== WHAT IS EXPECTED ==
From the first line of the listing below to the line with "const STEP_MINUTES = 10;", print each line exactly, and nothing more. Leave out the pictures.

>> Begin RAW DATA

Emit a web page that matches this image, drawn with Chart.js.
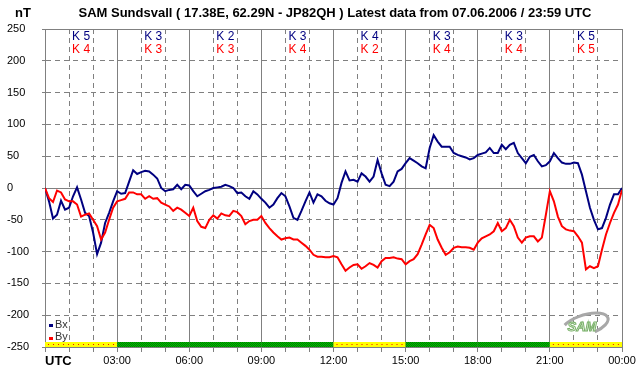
<!DOCTYPE html>
<html>
<head>
<meta charset="utf-8">
<script src="https://cdn.jsdelivr.net/npm/chart.js@4"></script>
<style>
  html, body { margin: 0; padding: 0; background: #fff; }
  canvas { display: block; }
</style>
</head>
<body>
<canvas id="chart" width="642" height="376"></canvas>
<script>
// one reading every 10 minutes, 00:00 -> 24:00 UTC
const STEP_MINUTES = 10;

const bx = [
  0, -21, -48, -42, -20, -34, -31, -13, 1, -18, -39, -44, -70, -104, -86, -55, -39, -21,
  -5, -9, -8, 10, 28, 22, 25, 27, 26, 21, 15, 0, -5, -3, -2, 5, -2, 5,
  4, -5, -13, -9, -5, -3, 0, 1, 2, 5, 3, 0, -8, -7, -13, -17, -5, -10,
  -17, -23, -31, -26, -16, -8, -13, -29, -47, -50, -36, -21, -7, -23, -10, -13, -20, -24,
  -26, -16, 8, 26, 12, 13, 10, 23, 18, 10, 18, 44, 23, 5, 3, 10, 26, 30,
  39, 47, 43, 39, 34, 31, 63, 83, 73, 65, 65, 65, 55, 52, 50, 48, 45, 47,
  52, 54, 56, 63, 55, 55, 68, 61, 68, 71, 55, 47, 39, 49, 52, 42, 34, 36,
  42, 55, 47, 40, 38, 38, 40, 39, 21, -5, -31, -50, -65, -63, -47, -26, -10, -10,
  0
];

const by = [
  0, -16, -22, -4, -7, -18, -21, -21, -26, -45, -42, -40, -50, -60, -81, -70, -50, -31,
  -21, -19, -17, -7, -7, -10, -10, -17, -13, -17, -16, -23, -26, -29, -36, -31, -34, -39,
  -44, -31, -52, -61, -63, -50, -43, -48, -40, -43, -44, -36, -38, -44, -57, -52, -50, -50,
  -44, -55, -63, -70, -76, -81, -79, -78, -81, -81, -86, -91, -97, -105, -108, -108, -109, -109,
  -107, -109, -120, -130, -125, -121, -120, -127, -123, -118, -121, -125, -115, -110, -110, -109, -111, -112,
  -120, -115, -112, -104, -89, -73, -58, -63, -81, -94, -105, -101, -94, -92, -93, -93, -94, -97,
  -86, -79, -76, -73, -68, -55, -68, -63, -50, -60, -78, -86, -78, -76, -76, -84, -78, -42,
  -5, -21, -45, -60, -65, -67, -68, -76, -86, -128, -123, -126, -123, -97, -73, -55, -39, -26,
  -3
];

// K index per 3-hour block
const kBx = [5, 3, 2, 3, 4, 3, 3, 5];
const kBy = [4, 3, 3, 4, 2, 4, 4, 5];
// activity band under the plot: 'y' = disturbed (yellow), 'g' = quiet (green)
const band = ['y', 'g', 'g', 'g', 'y', 'g', 'g', 'y'];

const TITLE = 'SAM Sundsvall ( 17.38E, 62.29N - JP82QH ) Latest data from 07.06.2006 / 23:59 UTC';
const FONT = '"Liberation Sans", Arial, sans-serif';
const GRID = '#808080';

const toPoints = arr => arr.map((v, i) => ({ x: i * STEP_MINUTES, y: v }));

function greenPattern(ctx) {
  const c = document.createElement('canvas');
  c.width = 2; c.height = 2;
  const p = c.getContext('2d');
  p.fillStyle = '#00c000';
  p.fillRect(0, 0, 2, 2);
  p.fillStyle = '#007a00';
  p.fillRect(0, 0, 1, 1);
  p.fillRect(1, 1, 1, 1);
  return ctx.createPattern(c, 'repeat');
}

const overlay = {
  id: 'overlay',
  afterDatasetsDraw(chart) {
    const { ctx, chartArea: a, scales: { x } } = chart;
    const top = a.bottom - 5;
    ctx.save();
    band.forEach((b, i) => {
      const x0 = x.getPixelForValue(i * 180);
      const x1 = x.getPixelForValue((i + 1) * 180);
      if (b === 'y') {
        ctx.fillStyle = '#ffff00';
        ctx.fillRect(x0, top, x1 - x0, 5);
        ctx.fillStyle = '#ff0000';
        for (let px = x0 + 3; px < x1 - 1; px += 5) ctx.fillRect(px, top + 2, 1, 1);
      } else {
        ctx.fillStyle = greenPattern(ctx);
        ctx.fillRect(x0, top, x1 - x0, 5);
      }
    });
    ctx.restore();
  },
  afterDraw(chart) {
    const { ctx, chartArea: a, scales: { x } } = chart;
    ctx.save();
    ctx.textBaseline = 'middle';

    ctx.fillStyle = '#000';
    ctx.font = 'bold 13px ' + FONT;
    ctx.textAlign = 'center';
    ctx.fillText(TITLE, 335, 13);
    ctx.textAlign = 'left';
    ctx.fillText('nT', 15, 13);
    ctx.fillText('UTC', a.left, 361);

    ctx.font = '12px ' + FONT;
    ctx.textAlign = 'center';
    kBx.forEach((k, i) => {
      const cx = x.getPixelForValue(i * 180 + 90);
      ctx.fillStyle = '#000080';
      ctx.fillText('K ' + k, cx, 37);
      ctx.fillStyle = '#ff0000';
      ctx.fillText('K ' + kBy[i], cx, 50);
    });

    // legend
    ctx.textAlign = 'left';
    ctx.font = '11px ' + FONT;
    ctx.fillStyle = '#000080';
    ctx.fillRect(49, 324, 4, 3);
    ctx.fillStyle = '#ff0000';
    ctx.fillRect(49, 337, 4, 3);
    ctx.fillStyle = '#333';
    ctx.fillText('Bx', 55, 325);
    ctx.fillText('By', 55, 337);

    // SAM logo
    ctx.strokeStyle = '#a8a8a8';
    ctx.lineWidth = 3;
    ctx.beginPath();
    ctx.ellipse(585, 325, 24, 10, -0.3, Math.PI * 1.2, Math.PI * 2.4);
    ctx.stroke();
    ctx.font = 'italic bold 13px ' + FONT;
    ctx.fillStyle = '#eef6e8';
    ctx.strokeStyle = '#78b068';
    ctx.lineWidth = 1;
    ctx.textAlign = 'center';
    ctx.fillText('SAM', 582, 327);
    ctx.strokeText('SAM', 582, 327);
    ctx.restore();
  }
};

new Chart(document.getElementById('chart').getContext('2d'), {
  type: 'line',
  data: {
    datasets: [
      { label: 'Bx', data: toPoints(bx), borderColor: '#000080', borderWidth: 2, pointRadius: 0, order: 2 },
      { label: 'By', data: toPoints(by), borderColor: '#ff0000', borderWidth: 2, pointRadius: 0, order: 1 }
    ]
  },
  options: {
    responsive: false,
    animation: false,
    layout: { padding: { left: 7, right: 20, top: 29, bottom: 0 } },
    plugins: { legend: { display: false }, tooltip: { enabled: false } },
    elements: { line: { tension: 0 } },
    scales: {
      x: {
        type: 'linear',
        min: 0,
        max: 1440,
        afterFit: s => { s.height = 29; },
        ticks: {
          stepSize: 60,
          autoSkip: false,
          maxRotation: 0,
          padding: 2,
          color: '#000',
          font: { family: FONT, size: 11 },
          callback: v => (v > 0 && v % 180 === 0) ? String((v / 60) % 24).padStart(2, '0') + ':00' : ''
        },
        grid: { color: GRID, tickColor: GRID, tickLength: 5, lineWidth: 1 },
        border: {
          color: GRID,
          dash: c => (c.tick && c.tick.value % 180 === 0) ? [] : [5, 4]
        }
      },
      y: {
        min: -250,
        max: 250,
        afterFit: s => { s.width = 38; },
        ticks: {
          stepSize: 50,
          crossAlign: 'far',
          color: '#000',
          font: { family: FONT, size: 11 }
        },
        grid: { color: GRID, tickColor: GRID, tickLength: 3, lineWidth: 1 },
        border: {
          color: GRID,
          dash: c => (c.tick && (c.tick.value === 0 || Math.abs(c.tick.value) === 250)) ? [] : [5, 4]
        }
      }
    }
  },
  plugins: [overlay]
});
</script>
</body>
</html>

>> End RAW DATA

== ANSWER BELOW ==
Emit a web page that matches this image, drawn with Chart.js.
<!DOCTYPE html>
<html>
<head>
<meta charset="utf-8">
<script src="https://cdn.jsdelivr.net/npm/chart.js@4"></script>
<style>
  html, body { margin: 0; padding: 0; background: #fff; }
  canvas { display: block; }
</style>
</head>
<body>
<canvas id="chart" width="642" height="376"></canvas>
<script>
// one reading every 10 minutes, 00:00 -> 24:00 UTC
const STEP_MINUTES = 10;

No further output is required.